Bank of Canada debates changing inflation target

- GREG QUINN

OTTAWA — After shocking markets with an interest-rate cut in January, Bank of Canada governor Stephen Poloz is considerin­g whether to deliver another surprise: changing the central bank’s two per cent inflation target.

In what would be a challenge to global central bank orthodoxy, Poloz and his Governing Council colleagues are debating the merits of raising the inflation target for the first time since 1991.

The argument is that with Canada’s growth potential reduced by weak global demand, chances are higher that interest rates will get stuck at zero, limiting the central bank’s range of options in the event of another crisis.

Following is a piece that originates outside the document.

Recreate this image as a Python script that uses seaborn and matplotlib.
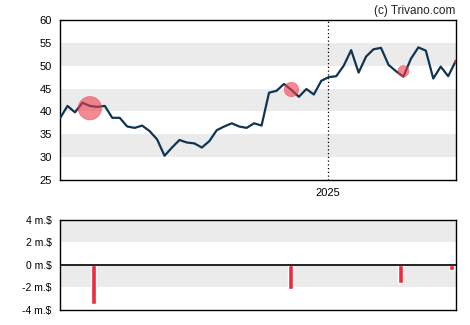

Raising the inflation target would in theory help policymake­rs avoid extended periods at the so-called zero lower bound. The adjustment may be a tough sell, given the bank’s two decades of inflation-targeting success; among Group of Seven central banks, Canada alone is meeting its mandate.

“There would be a huge messaging challenge with any change,” said Craig Wright, chief economist at Royal Bank of Canada. “You want to convince markets that it’s a one-off move, that it’s not three per cent and next time we will go to four or five.”

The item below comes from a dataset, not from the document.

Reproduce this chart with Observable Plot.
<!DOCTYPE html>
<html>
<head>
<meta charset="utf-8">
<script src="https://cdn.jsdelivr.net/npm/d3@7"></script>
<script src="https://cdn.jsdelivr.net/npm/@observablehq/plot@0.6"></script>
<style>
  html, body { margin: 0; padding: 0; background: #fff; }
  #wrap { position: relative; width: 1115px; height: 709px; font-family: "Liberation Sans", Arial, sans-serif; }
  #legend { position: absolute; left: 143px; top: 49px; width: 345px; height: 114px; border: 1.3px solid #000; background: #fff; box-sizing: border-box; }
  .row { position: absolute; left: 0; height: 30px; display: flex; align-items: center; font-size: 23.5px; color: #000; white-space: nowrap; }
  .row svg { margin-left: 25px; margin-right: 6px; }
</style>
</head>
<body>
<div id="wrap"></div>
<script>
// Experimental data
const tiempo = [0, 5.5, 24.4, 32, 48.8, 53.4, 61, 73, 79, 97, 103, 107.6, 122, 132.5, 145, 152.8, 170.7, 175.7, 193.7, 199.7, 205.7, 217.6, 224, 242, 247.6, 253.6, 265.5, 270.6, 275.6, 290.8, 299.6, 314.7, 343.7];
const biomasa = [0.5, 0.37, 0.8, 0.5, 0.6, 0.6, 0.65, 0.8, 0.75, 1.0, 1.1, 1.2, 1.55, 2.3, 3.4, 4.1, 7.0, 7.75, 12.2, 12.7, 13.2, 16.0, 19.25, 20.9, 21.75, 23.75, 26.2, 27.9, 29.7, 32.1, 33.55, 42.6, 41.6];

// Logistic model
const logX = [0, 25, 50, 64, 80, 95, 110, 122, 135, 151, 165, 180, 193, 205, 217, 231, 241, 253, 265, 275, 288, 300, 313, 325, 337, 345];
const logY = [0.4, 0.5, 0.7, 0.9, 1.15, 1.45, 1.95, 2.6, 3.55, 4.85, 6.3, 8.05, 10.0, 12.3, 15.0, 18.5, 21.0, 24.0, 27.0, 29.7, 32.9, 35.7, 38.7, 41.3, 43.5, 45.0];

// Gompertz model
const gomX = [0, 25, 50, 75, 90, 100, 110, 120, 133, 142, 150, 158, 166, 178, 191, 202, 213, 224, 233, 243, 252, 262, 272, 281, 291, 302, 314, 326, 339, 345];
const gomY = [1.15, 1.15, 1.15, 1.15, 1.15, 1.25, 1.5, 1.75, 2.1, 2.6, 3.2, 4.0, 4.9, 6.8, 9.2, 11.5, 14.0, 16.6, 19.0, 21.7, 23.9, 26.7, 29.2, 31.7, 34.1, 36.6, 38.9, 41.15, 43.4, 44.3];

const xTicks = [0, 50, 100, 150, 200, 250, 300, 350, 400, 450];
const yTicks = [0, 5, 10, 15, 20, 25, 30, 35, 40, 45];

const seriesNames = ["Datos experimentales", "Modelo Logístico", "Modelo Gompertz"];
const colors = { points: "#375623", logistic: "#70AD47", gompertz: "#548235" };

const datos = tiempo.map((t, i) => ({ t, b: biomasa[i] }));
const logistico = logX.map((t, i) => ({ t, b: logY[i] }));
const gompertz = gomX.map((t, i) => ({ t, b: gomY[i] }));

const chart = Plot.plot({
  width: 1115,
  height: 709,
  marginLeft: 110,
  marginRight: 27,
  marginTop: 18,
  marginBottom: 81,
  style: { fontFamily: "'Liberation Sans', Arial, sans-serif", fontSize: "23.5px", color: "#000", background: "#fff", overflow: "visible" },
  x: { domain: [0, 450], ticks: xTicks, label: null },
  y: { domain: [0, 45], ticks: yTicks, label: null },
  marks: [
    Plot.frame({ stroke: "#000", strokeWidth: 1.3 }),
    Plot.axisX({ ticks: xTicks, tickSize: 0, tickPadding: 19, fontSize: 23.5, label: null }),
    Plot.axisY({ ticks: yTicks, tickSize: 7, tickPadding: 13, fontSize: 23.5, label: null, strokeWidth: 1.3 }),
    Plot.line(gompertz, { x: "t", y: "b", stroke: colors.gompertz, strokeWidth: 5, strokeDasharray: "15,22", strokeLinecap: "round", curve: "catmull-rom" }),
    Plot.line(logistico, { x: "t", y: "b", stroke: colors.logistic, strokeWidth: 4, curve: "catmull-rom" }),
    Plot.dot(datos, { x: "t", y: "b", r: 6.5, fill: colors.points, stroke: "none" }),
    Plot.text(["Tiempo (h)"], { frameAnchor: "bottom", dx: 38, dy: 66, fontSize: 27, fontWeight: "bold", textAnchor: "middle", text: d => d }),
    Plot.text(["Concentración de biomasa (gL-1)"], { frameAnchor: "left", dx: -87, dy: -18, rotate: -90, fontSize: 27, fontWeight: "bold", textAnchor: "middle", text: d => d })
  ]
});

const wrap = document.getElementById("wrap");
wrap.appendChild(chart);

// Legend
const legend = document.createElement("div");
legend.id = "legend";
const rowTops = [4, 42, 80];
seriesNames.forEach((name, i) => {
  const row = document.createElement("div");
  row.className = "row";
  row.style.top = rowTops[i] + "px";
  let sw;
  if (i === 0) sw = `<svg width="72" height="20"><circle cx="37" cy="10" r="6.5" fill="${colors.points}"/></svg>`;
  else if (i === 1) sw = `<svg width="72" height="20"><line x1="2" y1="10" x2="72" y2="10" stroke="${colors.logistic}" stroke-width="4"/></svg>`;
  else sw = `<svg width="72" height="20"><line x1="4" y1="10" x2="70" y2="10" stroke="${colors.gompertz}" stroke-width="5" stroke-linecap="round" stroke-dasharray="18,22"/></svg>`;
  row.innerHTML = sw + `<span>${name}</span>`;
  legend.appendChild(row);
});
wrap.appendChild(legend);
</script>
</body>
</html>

Tinkering with the target would also be unpopular with debt investors, because inflation erodes the purchasing power of fixed coupon payments.

Ten-year Canadian government debt has returned 1.4 per cent this year, compared with 0.6 per cent for equivalent-maturity U.S. government debt, according to Bank of America Merrill Lynch data. Government bonds indexed to fluctuatio­ns in consumer prices — so-called real return bonds — are up 3.8 per cent this year in Canada, versus 0.9 per cent for inflation-linked Treasuries.

Adopting a higher target would, in addition to boosting some bond yields, weaken Canada’s dollar, economists and investors said.

Canada’s inflation target is defined as keeping price increases within a range of one per cent to three per cent.